University honors James Turner Johnson with the 2015 Daniel Gorenstein Memorial Award

Johnson helped establish a rich, multidisciplinary major that employs history, psychology and other fields in its examination of faith traditions.
Photo: Ian DeFalco

In England, three teenage Muslim girls fled their homes and families to join ISIS.  In Kentucky, Rowan County Clerk Kim Davis cited her beliefs as an Apostolic Christian in refusing to issue marriage licenses to gay couples. At the Vatican, Pope Francis issued an encyclical on climate change, serving notice to the world's Roman Catholics that caring for the environment is both an urgent priority and a spiritual value.

For Rutgers professor James Turner Johnson, these major news stories, all coming in the last few months, testify to the pre-eminent role that religion continues to play in world affairs, and the role that secular scholars like himself and his colleagues must play in studying the subject.

"The study of religion we do at Rutgers provides the background and critical framework to look at these contemporary developments and make our own informed judgments," said Johnson, a professor in the Department of Religion in the School of Arts and Sciences in New Brunswick.

Johnson, who joined the Rutgers faculty in 1969 and is retiring at the end of the fall 2015 semester, is among a generation of scholars who helped establish religion studies as an academic field in secular public colleges and universities.

In recognition of his contributions, Johnson has received one of the university's highest honors as the 2015 recipient of the Daniel Gorenstein Memorial Award, given to a faculty member for outstanding scholarship and exceptional service to the university community.

"I'm deeply honored to receive this award that in the past has been given to people that I have enormous respect for," Johnson said in a recent interview. "I'm also thrilled that someone from the field of religion has been chosen."

At Rutgers, religion is a rich, multidisciplinary major that employs history, psychology, sociology and other fields in its examination of faith traditions. Graduates from the department include Ella Watson-Stryker, who was among the Ebola fighters honored as Time magazine's 2014 person of the year.

"The study of religion is really a microcosm of what a liberal arts education should be," Johnson said.

Widely recognized for his expertise in the ethics of Christianity, Judaism, and Islam, Johnson created the popular "Just War and Jihad" course at Rutgers, which traced the origins of those concepts and analyzed how they're used in contemporary discourse.
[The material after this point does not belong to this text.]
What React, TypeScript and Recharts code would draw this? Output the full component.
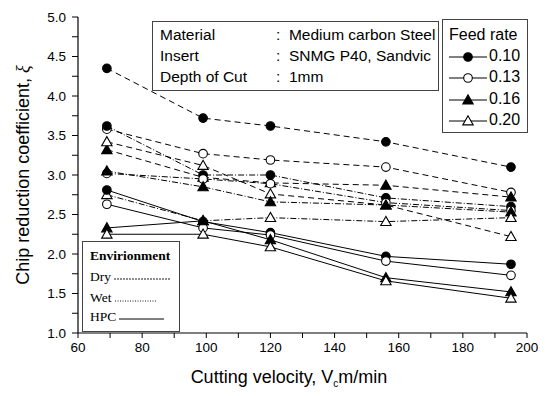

Less than a month after the 9/11 attacks, with the public feeling devastated and confused, Johnson brought his insights to a panel discussion organized by the Pew Research Center where he noted a commonality between the Christian-influenced concept of just war and the Islamic idea of jihad by the sword.

"There is good reason to say from the standpoint of Islam, as well as from the standpoint of just war tradition, that the attacks of 9/11 were indeed evil and that there is a just necessity for a response to them," he declared during the 2001 discussion.

Johnson grew up in Memphis and attended Brown University where he initially was on track to major in physics, before switching to mathematical economics.

"I was on my way to being a quant before anyone even called it that," he quipped.

But after graduating from Brown, he pursued a doctorate in religious ethics.

"I made up my mind that what I really wanted to do was to study human ethical thinking," he said. "And I concluded that the framework of religion provided the most comprehensive way of getting into ethics."

An award ceremony featuring a public lecture, "The Role of the Study of Religion in a Secular University and a Secular Society," was held September 29 at the Alexander Library.